Perché credo così tanto in un approccio che tenga conto del “tempo” inteso come valore prezioso?
Perché ritengo sia realmente l’unico modello di business davvero sostenibile, mentre tutti gli altri sono destinati a implodere o ad esaurirsi nel giro di pochi cicli.
Abbiamo tutti assistito per esempio all’ascesa del modello anglosassone, della competitività e della “full-immersione Philosophy” degli imprenditori d’oltreoceano. Modello corroborato da una narrativa accattivante e cavalcata da film e libri che dipingono il lavoratore moderno come una specie di “macchina”, competitivo oltre ogni immaginazione e capace di sacrificare tutto il tempo a sua disposizione pur di raggiungere i propri obiettivi.
Un modello che, in media, raccoglie anche il favore del pubblico poiché, al netto degli estremi, viene comunque giudicato onorevole lavorare in misura maggiore dello standard. Cosa che di per sé potrebbe anche non essere sbagliata, ma che a conti fatti porta ad un unico risultato: l’insuccesso.
Per la mia esperienza infatti nella stragrande maggioranza dei casi il raggiungimento di un obiettivo lavorativo non è mai un problema di tempo, ma di organizzazione.
Le persone, gli imprenditori in particolare ma non solo (perché questo discorso vale anche per chi è dipendente), hanno un problema nella gestione qualitativa del proprio tempo in ufficio. Per sopperire a questa mancanza, puntano tutto sulla qualità.

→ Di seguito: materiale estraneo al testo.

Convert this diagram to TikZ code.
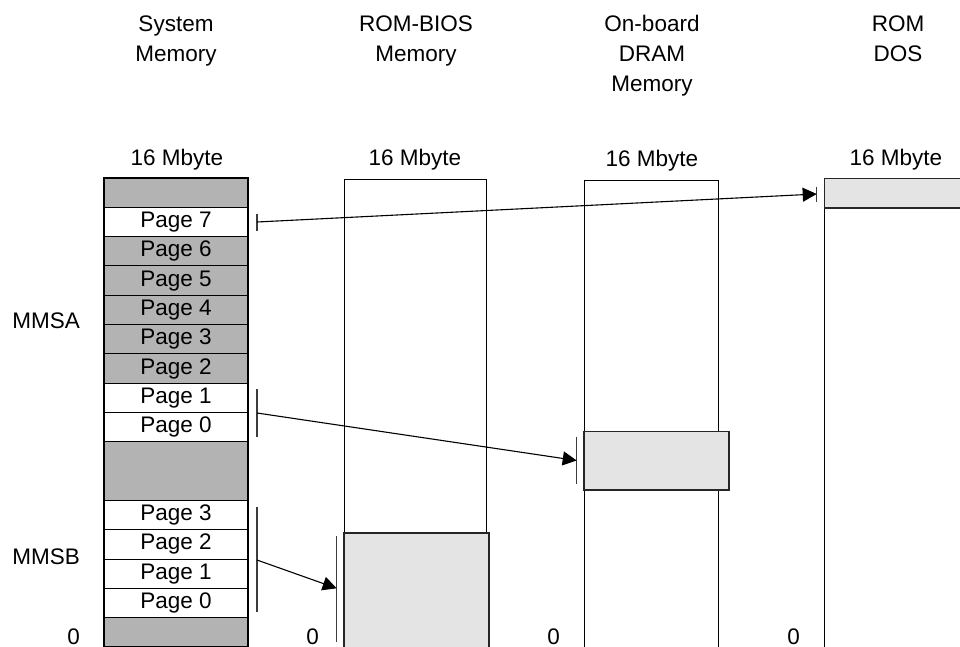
\documentclass[tikz,border=0pt]{standalone}
\usepackage{fontspec}
\setmainfont{Liberation Sans}
\usetikzlibrary{arrows.meta}
\definecolor{dg}{RGB}{179,179,179}
\definecolor{lg}{RGB}{228,228,228}
\definecolor{barc}{RGB}{60,60,60}
\begin{document}
\begin{tikzpicture}[x=1pt,y=-1pt,
  every node/.style={font=\fontsize{22.5}{30}\selectfont},
  lbl/.style={inner sep=0pt, anchor=base},
  lble/.style={inner sep=0pt, anchor=base east},
  memrow/.style={draw=black, line width=1.1pt, minimum width=144pt, minimum height=29.3125pt, inner sep=0pt, outer sep=0pt},
  colbox/.style={draw=black, line width=1pt},
  hibox/.style={draw=black!85, line width=1.1pt, fill=lg},
  bar/.style={draw=barc, line width=1.3pt},
  conn/.style={draw=black, line width=1.1pt, -{Triangle[length=14pt,width=14pt]}}
]
\clip (0,0) rectangle (960,647);
\fill[white] (0,0) rectangle (960,647);
\def\rh{29.3125}
% headers
\node[lbl] (h1a) at (176,32) {System};
\node[lbl] (h1b) at (176,62) {Memory};
\node[lbl] (h2a) at (416,32) {ROM-BIOS};
\node[lbl] (h2b) at (416,62) {Memory};
\node[lbl] (h3a) at (652,32) {On-board};
\node[lbl] (h3b) at (652,62) {DRAM};
\node[lbl] (h3c) at (652,92) {Memory};
\node[lbl] (h4a) at (898,32) {ROM};
\node[lbl] (h4b) at (898,62) {DOS};
% size labels
\node[lbl] (m1) at (177,165) {16 Mbyte};
\node[lbl] (m2) at (415,165) {16 Mbyte};
\node[lbl] (m3) at (652,167) {16 Mbyte};
\node[lbl] (m4) at (896,165) {16 Mbyte};
% side labels
\node[lble] (mmsa) at (80,328) {MMSA};
\node[lble] (mmsb) at (80,564) {MMSB};
\node[lble] (z1) at (80,644) {0};
\node[lble] (z2) at (319,644) {0};
\node[lble] (z3) at (560,644) {0};
\node[lble] (z4) at (800,644) {0};
% system memory rows
\foreach \i/\t/\c in {0//dg,1/Page 7/white,2/Page 6/dg,3/Page 5/dg,4/Page 4/dg,5/Page 3/dg,6/Page 2/dg,7/Page 1/white,8/Page 0/white,11/Page 3/white,12/Page 2/white,13/Page 1/white,14/Page 0/white,15//dg}
  \node[memrow, fill=\c] (sm\i) at (176,{178+(\i+0.5)*\rh}) {\t};
\node[memrow, fill=dg, minimum height=58.625pt] (sm9) at (176,{178+10*\rh}) {};
% ROM-BIOS column
\draw[colbox] (344,660) -- (344,180) -- (486,180) -- (486,660);
\draw[hibox] (344,660) rectangle (489,533);
% DRAM column
\draw[colbox] (584,660) -- (584,181) -- (718,181) -- (718,660);
\draw[hibox] (584,431.7) rectangle (729,490);
% ROM DOS column
\draw[colbox] (824.5,660) -- (824.5,178.3) -- (970,178.3);
\draw[hibox] (824.5,178.3) rectangle (970,208);
% connectors
\coordinate (s1) at (257,222);
\coordinate (t1) at (816.7,194);
\coordinate (s2) at (257,413);
\coordinate (t2) at (576.7,460.5);
\coordinate (s3) at (257,560);
\coordinate (t3) at (336.7,588.3);
\draw[bar] (257,214) -- (257,231);
\draw[bar] (816.7,186.7) -- (816.7,202);
\draw[bar] (257,389) -- (257,436.7);
\draw[bar] (576.7,437.3) -- (576.7,484.3);
\draw[bar] (257,506.7) -- (257,612.3);
\draw[bar] (336.7,536) -- (336.7,641.7);
\draw[conn] (s1) -- (t1);
\draw[conn] (s2) -- (t2);
\draw[conn] (s3) -- (t3);
\end{tikzpicture}
\end{document}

Questo sforzo ha dei costi, ulteriori a quelli del mero dispendio di energie. Le giornate non smettono infatti di durare ventiquattro ore e quando si passa la maggior parte del proprio tempo in azienda, o comunque in attività legate ad essa, a farne la spesa sono la famiglia, gli amici, lo svago e, per vie traverse, la salute stessa (ricorda: non esiste nemico peggiore dello stress, per il tuo organismo).
Quando questo sacrifico supera poi una soglia accettabile di sopportazione, gli aspetti della vita che hai così a lungo “stressato” iniziano a rompersi. I rapporti famigliari diventano complicati, gli amici ti abbandonano, la tua mente non viene più nutrita a livello creativo perché non hai hobby o non ti concedi momenti di pausa, e non pensare che la tua pressione sanguigna sia felice dei tuoi strapazzi e della tua alimentazione rapida e poco nutriente.
Mi domando come può mai uno scenario del genere, restare in ambito professionale, favorire anche solo di poco il raggiungimento di un successo lavorativo. Semplicemente non è possibile e se accade non è destinato a durare, è costruito su un castello di carta, troppo precario e impreciso.
L’unica strada è la piena realizzazione di se stessi nell’accezione più pura, nella condivisione con i propri affetti e nell’equilibrio del cervello e dell’anima. Una distribuzione razionale del proprio tempo che non generi “ammanchi”, perché la coperta non è vero che è troppo corta, ma solo mal distribuita.
E soprattutto, mai come ora è importante ribadire che ogni traguardo non può che essere collettivo, mai personale. Perché più grande è la casa che stai progettando, più saranno le colonne di cui avrai bisogno per sorreggerla. Sempre.